Kaum wahrgenommen, ist sie wieder aus meinem Blickfeld verschwunden. Und doch wirkt das Bild nach, während ich meine Fahrt fortsetze.
Was sie dort machte? Es ist doch ein seltenes Bild.
Sie war braun, erdbraun. Kein Plastik, irgendein Stoff, vielleicht Cord. Ziemlich zusammengeknüllt, lag sie einfach nur so da.
Vielleicht sollte man die Polizei verständigen.
Aber das wäre doch übertrieben, bloß wegen einer Jacke!
Vielleicht gehen und fahren aber auch Dutzende, nein, Hunderte vorbei, obwohl wirklich etwas passiert ist...
Groß war sie ja nicht, wie sie dalag, vielleicht gehörte sie einem Kind oder einem alten Mann-
Alte Frauen tragen schließlich kein hässliches Erdbraun...

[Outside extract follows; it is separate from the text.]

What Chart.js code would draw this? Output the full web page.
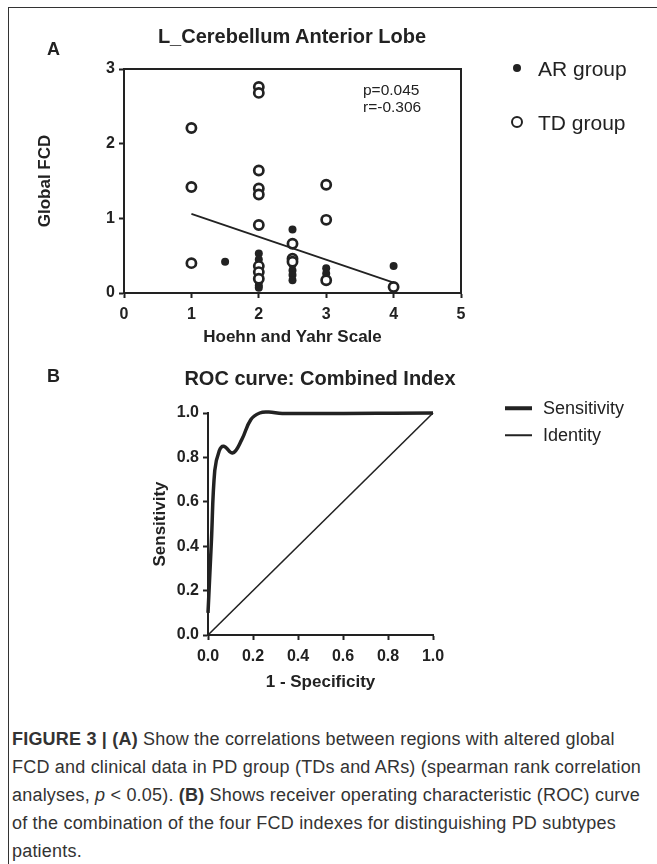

Ich werde nichts tun, ich bin immerhin nur vorbeigefahren, auf der Durchreise, es ist nicht einmal meine Stadt. Möglicherweise ist sie auch nur kaputt, weggeschmissen, ein Stück Lumpen... von einem Obdachlosen, wahrscheinlich...
Wer auch immer in ihr gesteckt hat, irgendwie weiß ich das, ich möchte nicht in seiner Haut stecken. Ich bin fast ein klein wenig erleichtert: Es ist nicht meine Jacke.
Wenn aber wirklich etwas Schlimmes passiert ist, dann wird man in Zukunft wegen jeder herumliegenden Jacke die Polizei rufen, das steht fest.
Fest steht auch: Dieses Stück Stoff, tief Braun auf grauem Pflasterstein zwischen Asphalt und Betonmauer, es erzählte mir in zwei, drei Sekunden eine Geschichte.